A popular figure at the reunion was Kovach, who, from 1964 to 1967 was one of the few male teachers at the school.
"I had a crush on him," said Debbie Verity Gaucher, 30, now a bookkeeper in Fredericksburg, Va. "I tried to set him up with my big sister."
In the end, however, the whole school conspired to spark a romance between Kovach and Chris Considine, another unattached teacher.
"Betty Hutchinson and the other teachers couldn't stand to see this bachelor," said Kovach with a laugh.
"They made us do a bulletin board together," said Considine.
"For February, because of Valentine's Day," Kovach said with a mock grimace.
A few months later, the children from both Kovach's and Considine's classes attended the couple's wedding. A photograph was taken of the group outside the church.
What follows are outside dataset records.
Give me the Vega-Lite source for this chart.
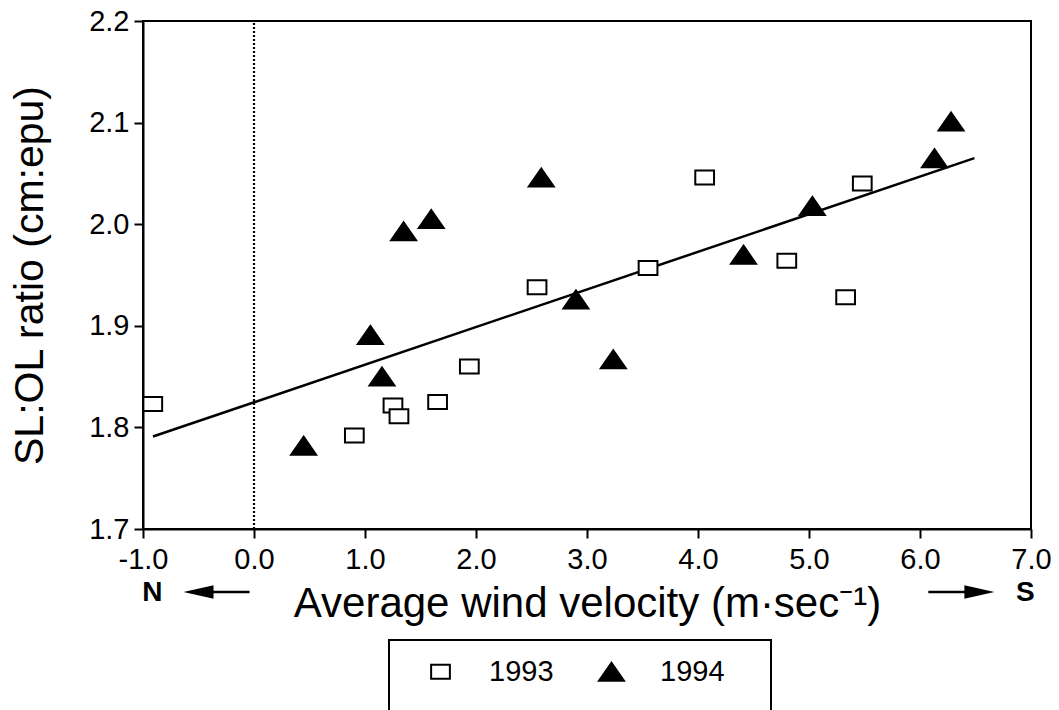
{
  "$schema": "https://vega.github.io/schema/vega-lite/v6.json",
  "autosize": {"type": "none"},
  "padding": {"left": 143, "top": 21, "right": 28, "bottom": 181},
  "width": 888,
  "height": 508,
  "background": "white",
  "config": {
    "view": {"stroke": "black", "strokeWidth": 2},
    "font": "Liberation Sans",
    "axis": {
      "domainColor": "black", "domainWidth": 2, "tickColor": "black", "tickWidth": 2,
      "tickSize": 9, "grid": false, "labelColor": "black", "titleColor": "black",
      "labelFont": "Liberation Sans", "titleFont": "Liberation Sans",
      "labelFontSize": 29, "titleFontSize": 40, "titleFontWeight": "normal"
    },
    "legend": {
      "orient": "none", "legendX": 246, "legendY": 619, "direction": "horizontal",
      "strokeColor": "black", "strokeWidth": 2, "padding": 17,
      "symbolOffset": 20, "labelOffset": 34, "columnPadding": 23,
      "labelFont": "Liberation Sans", "labelFontSize": 29, "labelColor": "black",
      "symbolSize": 625, "symbolStrokeWidth": 2, "symbolStrokeColor": "black",
      "titleOrient": "right", "titleFontSize": 42, "titlePadding": 29, "titleAnchor": "start"
    }
  },
  "datasets": {
    "pts": [
      {"year": "1993", "x": -0.912, "y": 1.823},
      {"year": "1993", "x": 0.904, "y": 1.792},
      {"year": "1993", "x": 1.252, "y": 1.8215},
      {"year": "1993", "x": 1.306, "y": 1.811},
      {"year": "1993", "x": 1.654, "y": 1.825},
      {"year": "1993", "x": 1.94, "y": 1.86},
      {"year": "1993", "x": 2.55, "y": 1.938},
      {"year": "1993", "x": 3.55, "y": 1.957},
      {"year": "1993", "x": 4.06, "y": 2.046},
      {"year": "1993", "x": 4.8, "y": 1.964},
      {"year": "1993", "x": 5.33, "y": 1.928},
      {"year": "1993", "x": 5.48, "y": 2.04},
      {"year": "1994", "x": 0.447, "y": 1.782},
      {"year": "1994", "x": 1.048, "y": 1.891},
      {"year": "1994", "x": 1.153, "y": 1.85},
      {"year": "1994", "x": 1.348, "y": 1.993},
      {"year": "1994", "x": 1.597, "y": 2.005},
      {"year": "1994", "x": 2.588, "y": 2.046},
      {"year": "1994", "x": 2.9, "y": 1.926},
      {"year": "1994", "x": 3.237, "y": 1.867},
      {"year": "1994", "x": 4.41, "y": 1.97},
      {"year": "1994", "x": 5.03, "y": 2.018},
      {"year": "1994", "x": 6.13, "y": 2.065},
      {"year": "1994", "x": 6.28, "y": 2.101}
    ],
    "fit": [{"x": -0.91, "y": 1.791}, {"x": 6.49, "y": 2.065}],
    "zero": [{"x": 0, "y": 1.7, "y2": 2.2}],
    "dirs": [{"t": "N", "x": -0.916, "y": 1.637}, {"t": "S", "x": 6.95, "y": 1.637}],
    "stems": [{"x": -0.40, "x2": -0.04, "y": 1.638}, {"x": 6.075, "x2": 6.44, "y": 1.638}],
    "headN": [{"x": -0.50, "y": 1.638}],
    "headS": [{"x": 6.535, "y": 1.638}]
  },
  "encoding": {
    "x": {
      "field": "x", "type": "quantitative",
      "scale": {"domain": [-1, 7], "nice": false, "zero": false},
      "axis": {
        "title": "Average wind velocity (m·sec⁻¹)",
        "titleFontSize": 42,
        "values": [-1, 0, 1, 2, 3, 4, 5, 6, 7],
        "labelExpr": "datum.value < 0 ? '-' + format(-datum.value, '.1f') : format(datum.value, '.1f')",
        "labelPadding": 7, "titlePadding": 9, "labelFlush": false, "labelOverlap": false
      }
    },
    "y": {
      "field": "y", "type": "quantitative",
      "scale": {"domain": [1.7, 2.2], "nice": false, "zero": false},
      "axis": {
        "title": "SL:OL ratio (cm:epu)",
        "titleFontSize": 41,
        "values": [1.7, 1.8, 1.9, 2.0, 2.1, 2.2],
        "format": ".1f", "labelPadding": 5, "titlePadding": 37, "labelFlush": false, "labelOverlap": false
      }
    }
  },
  "layer": [
    {
      "data": {"name": "zero"},
      "mark": {"type": "rule", "stroke": "black", "strokeWidth": 2.2, "strokeDash": [2, 2]},
      "encoding": {"y2": {"field": "y2"}}
    },
    {
      "data": {"name": "fit"},
      "mark": {"type": "line", "stroke": "black", "strokeWidth": 2.5},
      "encoding": {}
    },
    {
      "data": {"name": "pts"},
      "mark": {"type": "point", "strokeWidth": 2, "opacity": 1, "size": 625},
      "encoding": {
        "shape": {
          "field": "year", "type": "nominal",
          "scale": {"domain": ["1993", "1994"], "range": ["M-0.75,-0.56L0.75,-0.56L0.75,0.56L-0.75,0.56Z", "M0,-0.72L1,0.72L-1,0.72Z"]},
          "legend": {"title": "\u00a0"}
        },
        "fill": {
          "field": "year", "type": "nominal",
          "scale": {"domain": ["1993", "1994"], "range": ["white", "black"]},
          "legend": {"title": "\u00a0"}
        },
        "stroke": {
          "field": "year", "type": "nominal",
          "scale": {"domain": ["1993", "1994"], "range": ["black", "black"]},
          "legend": {"title": "\u00a0"}
        }
      }
    },
    {
      "data": {"name": "dirs"},
      "mark": {"type": "text", "font": "Liberation Sans", "fontSize": 28, "fontWeight": "bold", "color": "black", "baseline": "middle", "align": "center"},
      "encoding": {"text": {"field": "t"}}
    },
    {
      "data": {"name": "stems"},
      "mark": {"type": "rule", "stroke": "black", "strokeWidth": 2.5},
      "encoding": {"x2": {"field": "x2"}}
    },
    {
      "data": {"name": "headN"},
      "mark": {"type": "point", "shape": "M-1,0L1,-0.45L1,0.45Z", "filled": true, "color": "black", "opacity": 1, "size": 900},
      "encoding": {}
    },
    {
      "data": {"name": "headS"},
      "mark": {"type": "point", "shape": "M1,0L-1,-0.45L-1,0.45Z", "filled": true, "color": "black", "opacity": 1, "size": 900},
      "encoding": {}
    }
  ]
}
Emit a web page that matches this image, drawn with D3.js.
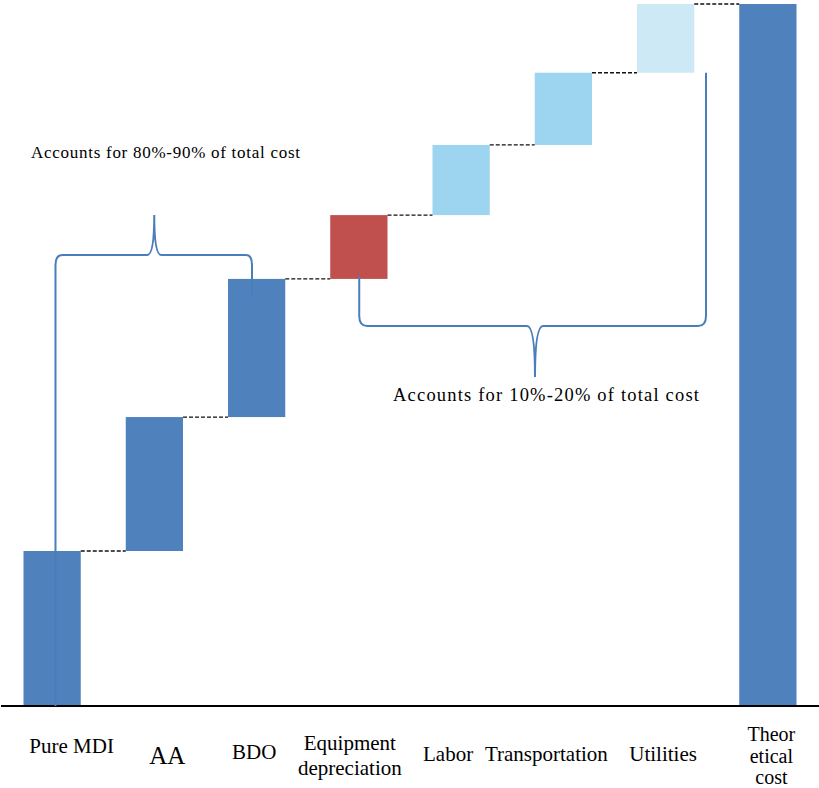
<!DOCTYPE html>
<html>
<head>
<meta charset="utf-8">
<script src="https://cdn.jsdelivr.net/npm/d3@7"></script>
<style>
  body { margin: 0; background: #fff; }
  svg { display: block; }
</style>
</head>
<body>
<div id="chart"></div>
<script>
// cost components, share of total cost (%)
const categories = ["Pure MDI", "AA", "BDO", "Equipment depreciation", "Labor", "Transportation", "Utilities", "Theoretical cost"];
const labelLines = [["Pure MDI"], ["AA"], ["BDO"], ["Equipment", "depreciation"], ["Labor"], ["Transportation"], ["Utilities"], ["Theor", "etical", "cost"]];
const values = [22.1, 19.1, 19.7, 9.1, 10.0, 10.3, 9.8];
const barColors = ["#4f81bd", "#4f81bd", "#4f81bd", "#c0504d", "#9dd4ef", "#9dd4ef", "#cde9f6", "#4f81bd"];
const notes = ["Accounts for 80%-90% of total cost", "Accounts for 10%-20% of total cost"];

const width = 819;
const height = 788;
const baseY = 706;
const serif = "'Liberation Serif', 'Times New Roman', serif";

// build waterfall steps
let running = 0;
const steps = values.map((v, i) => {
  const s = { name: categories[i], start: running, end: running + v };
  running += v;
  return s;
});
const total = running;
steps.push({ name: categories[7], start: 0, end: total });

const x = d3.scaleBand()
  .domain(categories)
  .range([1, 819])
  .paddingInner(0.44)
  .paddingOuter(0.22);

const y = d3.scaleLinear()
  .domain([0, total])
  .range([baseY, 4]);

const svg = d3.select("#chart")
  .append("svg")
  .attr("width", width)
  .attr("height", height)
  .attr("viewBox", [0, 0, width, height]);

// bars
svg.append("g")
  .selectAll("rect")
  .data(steps)
  .join("rect")
  .attr("x", d => x(d.name))
  .attr("width", x.bandwidth())
  .attr("y", d => y(d.end))
  .attr("height", d => y(d.start) - y(d.end))
  .attr("fill", (d, i) => barColors[i]);

// dashed connectors
svg.append("g")
  .selectAll("line")
  .data(steps.slice(0, -1))
  .join("line")
  .attr("x1", d => x(d.name) + x.bandwidth())
  .attr("x2", (d, i) => x(categories[i + 1]))
  .attr("y1", d => y(d.end))
  .attr("y2", d => y(d.end))
  .attr("stroke", "#111")
  .attr("stroke-width", 1.3)
  .attr("stroke-dasharray", "4,2");

// x axis line
svg.append("line")
  .attr("x1", 1).attr("x2", width)
  .attr("y1", baseY).attr("y2", baseY)
  .attr("stroke", "#000")
  .attr("stroke-width", 2);

// category labels (hand placed like the original)
const labelShift = [19.5, 13, -2.5, -9, -13, -17, -2.5, 3.5];
const labelBase = [753, 764, 759, 750, 761, 761, 761, 741];
const labelSize = [21, 25, 21, 21, 21, 21, 21, 20];
const lineGap = [0, 0, 0, 25, 0, 0, 0, 21.5];

const labels = svg.append("g")
  .attr("font-family", serif)
  .attr("text-anchor", "middle")
  .attr("fill", "#000")
  .selectAll("text")
  .data(categories)
  .join("text")
  .attr("x", (d, i) => x(d) + x.bandwidth() / 2 + labelShift[i])
  .attr("y", (d, i) => labelBase[i])
  .attr("font-size", (d, i) => labelSize[i]);

labels.each(function(d, i) {
  d3.select(this).selectAll("tspan")
    .data(labelLines[i])
    .join("tspan")
    .attr("x", x(d) + x.bandwidth() / 2 + labelShift[i])
    .attr("dy", (t, j) => j === 0 ? 0 : lineGap[i])
    .text(t => t);
});

// braces
const braceColor = "#4a7ebb";
const lx = x(categories[0]) + 32;
const rx = x(categories[2]) + 24;
const ly = y(steps[2].end) - 24;
const lmid = (lx + rx) / 2 + 0.5;
const leftBrace = `M${lx},${baseY} V${ly + 10} Q${lx},${ly} ${lx + 7},${ly} H${lmid - 7} Q${lmid},${ly} ${lmid},${ly - 40} Q${lmid},${ly} ${lmid + 7},${ly} H${rx - 6} Q${rx},${ly} ${rx},${ly + 10} V${ly + 40}`;

const r1 = x(categories[3]) + 29;
const r2 = x(categories[6]) + 69;
const ry = y(steps[3].start) + 47;
const rmid = 535;
const rightBrace = `M${r1},${y(steps[3].start) - 3} V${ry - 10} Q${r1},${ry} ${r1 + 8},${ry} H${rmid - 8} Q${rmid},${ry} ${rmid},${ry + 51} Q${rmid},${ry} ${rmid + 8},${ry} H${r2 - 8} Q${r2},${ry} ${r2},${ry - 10} V${y(steps[6].start)}`;

svg.append("g")
  .attr("fill", "none")
  .attr("stroke", braceColor)
  .attr("stroke-width", 2)
  .selectAll("path")
  .data([leftBrace, rightBrace])
  .join("path")
  .attr("d", d => d);

// notes
svg.append("text")
  .attr("x", 31)
  .attr("y", 158)
  .attr("font-family", serif)
  .attr("font-size", 17)
  .attr("textLength", 269)
  .attr("lengthAdjust", "spacing")
  .text(notes[0]);

svg.append("text")
  .attr("x", 393)
  .attr("y", 401)
  .attr("font-family", serif)
  .attr("font-size", 18.5)
  .attr("textLength", 306)
  .attr("lengthAdjust", "spacing")
  .text(notes[1]);
</script>
</body>
</html>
"Somebody said, 'It's about time you got married if you've got all those kids,' " Kovach recalled.
Most of the stories remembered on Saturday were sweet stories, reflecting a time when mothers greeted children after school with milk and cookies, when the biggest action on the playground was the dodgeball game at recess, when riots and assassinations lay only in the future.
Betsy Winters, now 33 and an employe of a computer company, remembered a day that marked a turning point of sorts.
"I had fallen down at recess and sprained my ankle and so I lay down on a couch in the sick room," she said. "I'm one of those people who can sleep through anything. Mr. Young finally found me at 5 or 6 in the afternoon. Everybody had forgotten about me. It was the day Kennedy was shot."